**Problem statement**
Retype only the lines below from the one with "Output the Python" to the one with "right_ticks = [0, 1000, 2000, 3000, 4000, 5000, 6000]", inclusive, skipping every image.

**Supplied material**
-- BEGIN --

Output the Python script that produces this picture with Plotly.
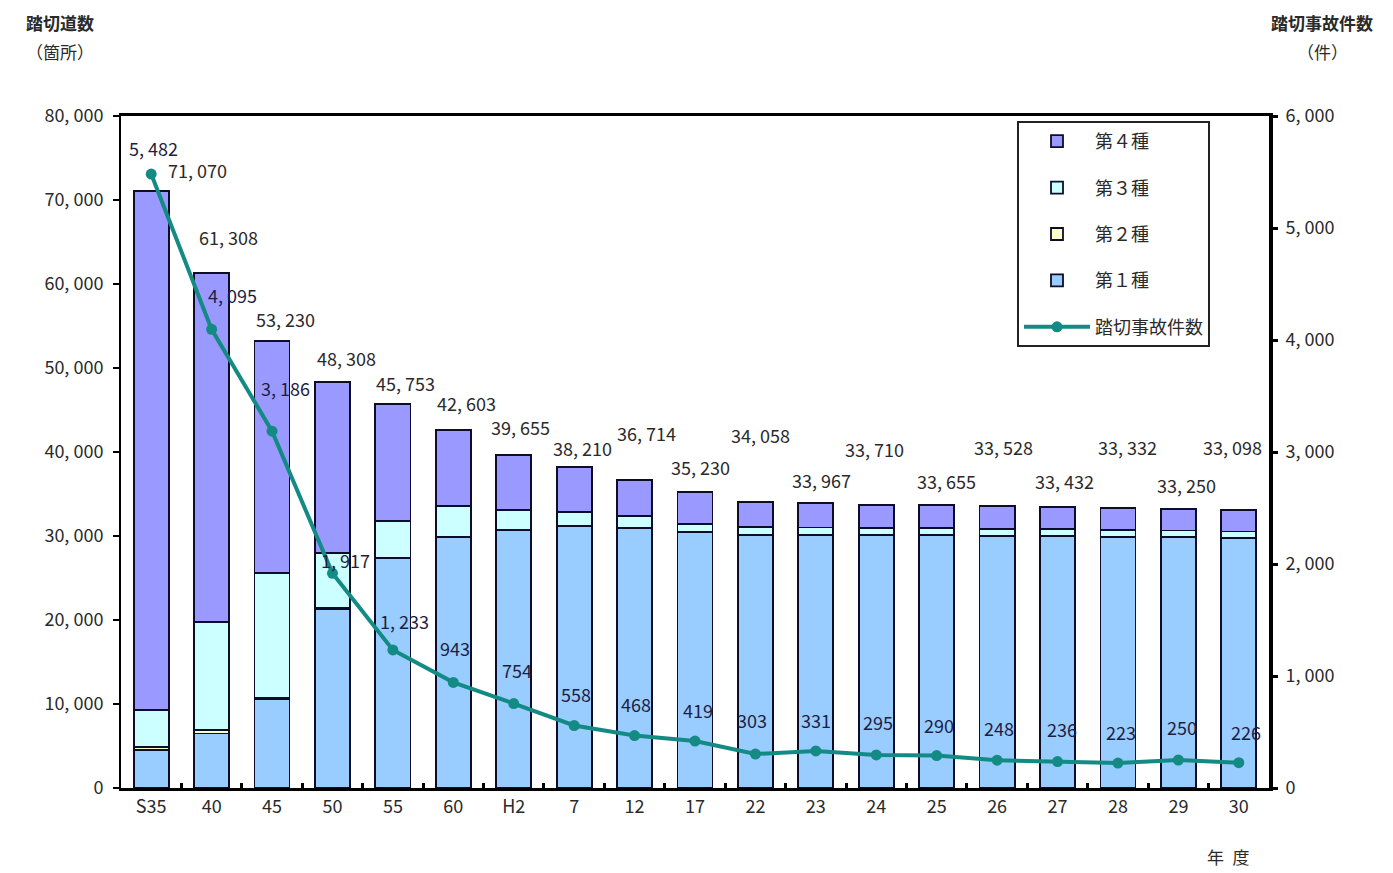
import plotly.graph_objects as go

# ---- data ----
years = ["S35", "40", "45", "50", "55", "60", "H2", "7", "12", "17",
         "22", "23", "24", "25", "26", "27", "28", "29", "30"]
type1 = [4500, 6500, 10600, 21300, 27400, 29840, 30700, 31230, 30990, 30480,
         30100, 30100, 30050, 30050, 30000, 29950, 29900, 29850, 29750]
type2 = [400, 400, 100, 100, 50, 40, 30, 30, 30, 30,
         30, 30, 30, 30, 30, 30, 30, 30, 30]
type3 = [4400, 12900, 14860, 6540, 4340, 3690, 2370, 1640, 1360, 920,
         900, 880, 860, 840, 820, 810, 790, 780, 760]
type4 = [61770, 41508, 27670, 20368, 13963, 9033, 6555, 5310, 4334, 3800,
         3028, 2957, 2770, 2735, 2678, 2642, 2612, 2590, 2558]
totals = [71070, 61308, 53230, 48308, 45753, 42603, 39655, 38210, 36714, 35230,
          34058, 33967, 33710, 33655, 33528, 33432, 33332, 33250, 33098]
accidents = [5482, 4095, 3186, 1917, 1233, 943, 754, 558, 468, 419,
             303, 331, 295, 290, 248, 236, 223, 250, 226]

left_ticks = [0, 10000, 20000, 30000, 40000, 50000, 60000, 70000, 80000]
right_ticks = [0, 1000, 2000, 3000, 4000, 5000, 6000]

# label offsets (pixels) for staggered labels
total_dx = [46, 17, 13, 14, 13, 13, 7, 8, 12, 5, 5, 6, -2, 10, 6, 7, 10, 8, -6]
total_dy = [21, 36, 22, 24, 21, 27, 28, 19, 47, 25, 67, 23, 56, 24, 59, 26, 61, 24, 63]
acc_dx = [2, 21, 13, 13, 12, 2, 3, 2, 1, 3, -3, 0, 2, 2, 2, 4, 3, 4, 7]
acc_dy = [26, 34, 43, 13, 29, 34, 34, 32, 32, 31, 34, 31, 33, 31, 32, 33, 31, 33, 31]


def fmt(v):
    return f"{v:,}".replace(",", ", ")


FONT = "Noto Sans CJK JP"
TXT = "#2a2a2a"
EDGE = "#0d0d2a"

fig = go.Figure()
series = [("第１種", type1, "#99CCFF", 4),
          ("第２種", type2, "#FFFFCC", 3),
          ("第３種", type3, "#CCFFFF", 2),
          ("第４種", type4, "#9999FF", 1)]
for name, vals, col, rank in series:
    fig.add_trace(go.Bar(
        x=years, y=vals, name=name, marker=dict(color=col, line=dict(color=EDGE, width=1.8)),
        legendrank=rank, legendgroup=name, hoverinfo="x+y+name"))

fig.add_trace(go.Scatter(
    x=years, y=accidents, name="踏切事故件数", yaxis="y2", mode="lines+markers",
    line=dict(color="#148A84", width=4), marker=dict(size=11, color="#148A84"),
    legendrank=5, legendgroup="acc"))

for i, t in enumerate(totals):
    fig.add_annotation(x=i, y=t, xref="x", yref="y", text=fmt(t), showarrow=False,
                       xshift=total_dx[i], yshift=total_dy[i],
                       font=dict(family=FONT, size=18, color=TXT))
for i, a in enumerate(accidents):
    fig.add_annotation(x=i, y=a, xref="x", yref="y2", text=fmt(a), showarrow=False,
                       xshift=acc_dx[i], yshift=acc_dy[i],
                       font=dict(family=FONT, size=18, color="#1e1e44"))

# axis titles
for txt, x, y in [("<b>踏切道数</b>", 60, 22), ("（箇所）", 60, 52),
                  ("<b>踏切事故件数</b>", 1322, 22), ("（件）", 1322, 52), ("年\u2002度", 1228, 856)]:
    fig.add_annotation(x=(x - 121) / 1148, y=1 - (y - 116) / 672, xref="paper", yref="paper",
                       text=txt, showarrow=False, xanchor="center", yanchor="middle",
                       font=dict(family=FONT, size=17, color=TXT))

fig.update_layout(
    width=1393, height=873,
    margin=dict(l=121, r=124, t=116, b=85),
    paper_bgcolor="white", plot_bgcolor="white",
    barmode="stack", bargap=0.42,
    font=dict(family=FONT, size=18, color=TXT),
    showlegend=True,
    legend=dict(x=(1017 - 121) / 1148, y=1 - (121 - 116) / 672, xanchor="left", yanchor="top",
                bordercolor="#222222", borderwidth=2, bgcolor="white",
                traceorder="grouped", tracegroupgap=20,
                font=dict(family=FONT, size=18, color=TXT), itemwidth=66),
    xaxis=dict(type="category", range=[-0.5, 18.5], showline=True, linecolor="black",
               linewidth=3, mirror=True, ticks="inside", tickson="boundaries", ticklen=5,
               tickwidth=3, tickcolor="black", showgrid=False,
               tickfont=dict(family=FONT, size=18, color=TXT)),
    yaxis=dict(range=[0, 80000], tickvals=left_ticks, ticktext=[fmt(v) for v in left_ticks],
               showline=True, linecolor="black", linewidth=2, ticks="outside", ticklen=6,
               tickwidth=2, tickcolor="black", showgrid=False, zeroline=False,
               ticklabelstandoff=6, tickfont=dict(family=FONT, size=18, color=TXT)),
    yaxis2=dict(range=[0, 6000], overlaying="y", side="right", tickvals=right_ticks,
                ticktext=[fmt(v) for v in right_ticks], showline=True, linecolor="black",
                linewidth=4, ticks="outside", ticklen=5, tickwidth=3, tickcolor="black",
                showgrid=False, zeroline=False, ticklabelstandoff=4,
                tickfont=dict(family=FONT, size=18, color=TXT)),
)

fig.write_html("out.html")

-- END --
-- BEGIN --

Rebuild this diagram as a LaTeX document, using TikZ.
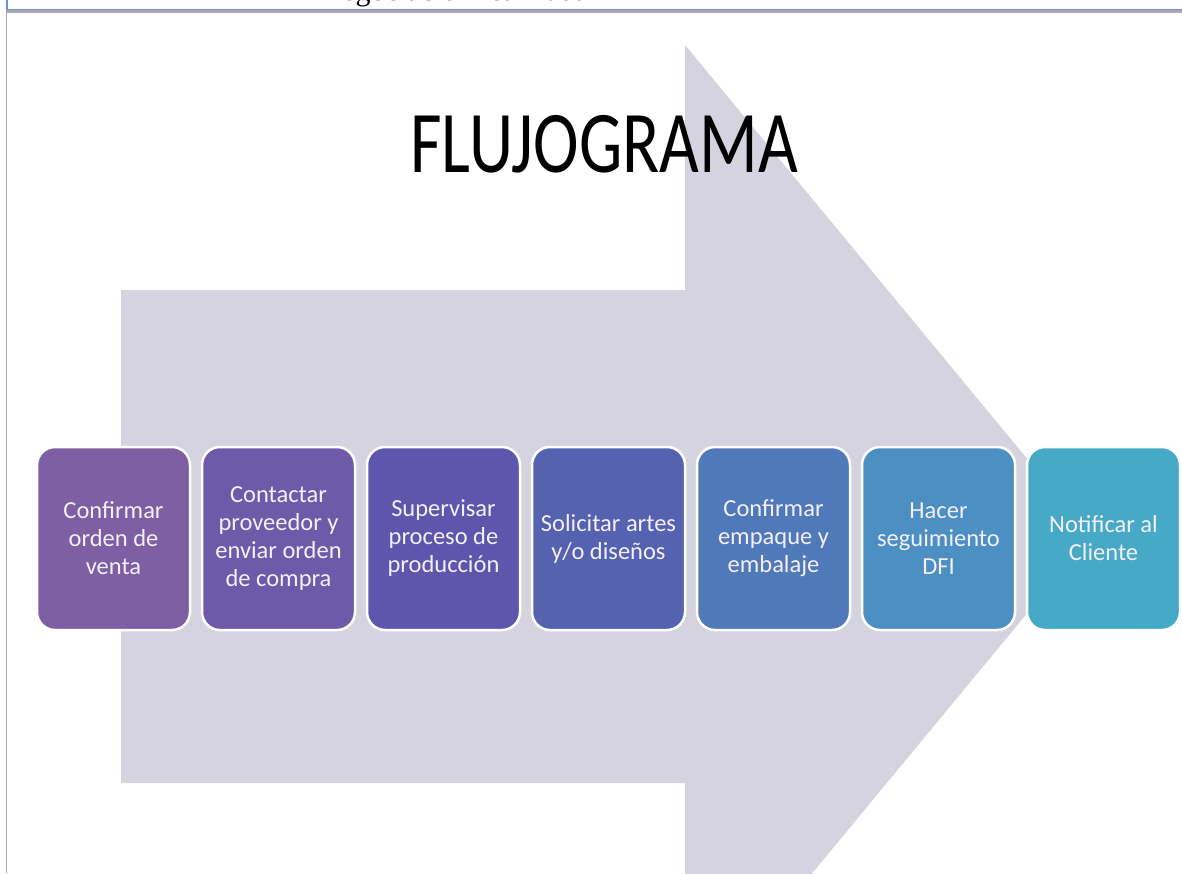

-- END --

**Solution below**
Output the Python script that produces this picture with Plotly.
import plotly.graph_objects as go

# ---- data ----
years = ["S35", "40", "45", "50", "55", "60", "H2", "7", "12", "17",
         "22", "23", "24", "25", "26", "27", "28", "29", "30"]
type1 = [4500, 6500, 10600, 21300, 27400, 29840, 30700, 31230, 30990, 30480,
         30100, 30100, 30050, 30050, 30000, 29950, 29900, 29850, 29750]
type2 = [400, 400, 100, 100, 50, 40, 30, 30, 30, 30,
         30, 30, 30, 30, 30, 30, 30, 30, 30]
type3 = [4400, 12900, 14860, 6540, 4340, 3690, 2370, 1640, 1360, 920,
         900, 880, 860, 840, 820, 810, 790, 780, 760]
type4 = [61770, 41508, 27670, 20368, 13963, 9033, 6555, 5310, 4334, 3800,
         3028, 2957, 2770, 2735, 2678, 2642, 2612, 2590, 2558]
totals = [71070, 61308, 53230, 48308, 45753, 42603, 39655, 38210, 36714, 35230,
          34058, 33967, 33710, 33655, 33528, 33432, 33332, 33250, 33098]
accidents = [5482, 4095, 3186, 1917, 1233, 943, 754, 558, 468, 419,
             303, 331, 295, 290, 248, 236, 223, 250, 226]

left_ticks = [0, 10000, 20000, 30000, 40000, 50000, 60000, 70000, 80000]
right_ticks = [0, 1000, 2000, 3000, 4000, 5000, 6000]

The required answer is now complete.